Bizce doğrusu; Türkler de onlar da bir yandan zar zor ateş ediyorlar, diğer yandan da birbirlerine karşı yeni siper kazıyorlar… Tam bir “hareketli can pazarına dönüşüyor” karaya çıktıkları o sahil… Yan yana birlikte kazarak, karşılıklı ateş ederek, bombalar atarak, birbirlerini karşılıklı süngüleyerek, boğaz boğaza çatışarak neredeyse aynı anda karşılıklı olarak siper sahibi oluyor taraflar… Savaş boyunca bu yeni siper kazma işi, hep böyle bir yarış halinde dinamik olarak sürüp gidiyor… O toprak siperler aylar geçince iyice derinleştirilip, uzatılıyor, sonunda oraları statik ve derin köstebek yuvalarına dönüyor.
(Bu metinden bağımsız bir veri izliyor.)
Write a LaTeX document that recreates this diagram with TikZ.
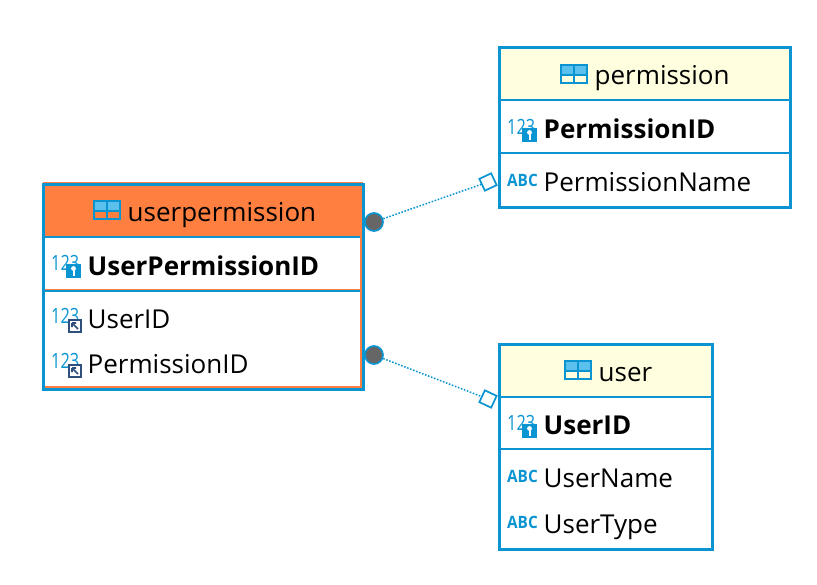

Siper savaşlarının karakteri budur zaten… Üstelik karşı tarafın çıktığı yerlerde, daha önceden hazırlanmış kuvvetli siperleri de yok ki o Mehmetçiğin, öyle kolayca açıkta ANZAK askeri avlasın!

“Aslen hukukçudur denilen Mısıroğlu peki bütün bunları nereden-nasıl bilseydi ki”, diye soranlar da olabilir. İyi de o halde biz de diyoruz ki, “Mısıroğlu bu videosunda niçin uzmanı olmadığı bir konuda böylesine net iddialarda bulunmuş acaba?” Sizce doğru bir yaklaşım mıydı bu?

Yazı dizimizin “İkinci Bölümünde” aynı videoyla ilgili diğer önemli soru ve cevaplara devam edeceğiz… (Birinci Bölümün sonu- Devam edecek)



[1] Mesela büyük dayım (Rahmetli anneannemin ağabeyi) Topçu Asteğmen Saffet Efendi 5/6 Haziran 1915 tarihinde 11’inci Tümen bölgesi Zığındere’de şehit düşmüştür.


[2] Genkur. As. Tar. Ve Str. Etüt Başkanlığı yayını No.3, TSK Tarihi, Osmanlı Devri, 1.Dünya Harbinde Türk Harbi, V’inci Cilt, 3’üncü Kitap, “Çanakkale Cephesi Harekâtı-Haz 1915-Ocak 1916, 3 ve 4 numaralı Çizelgeler.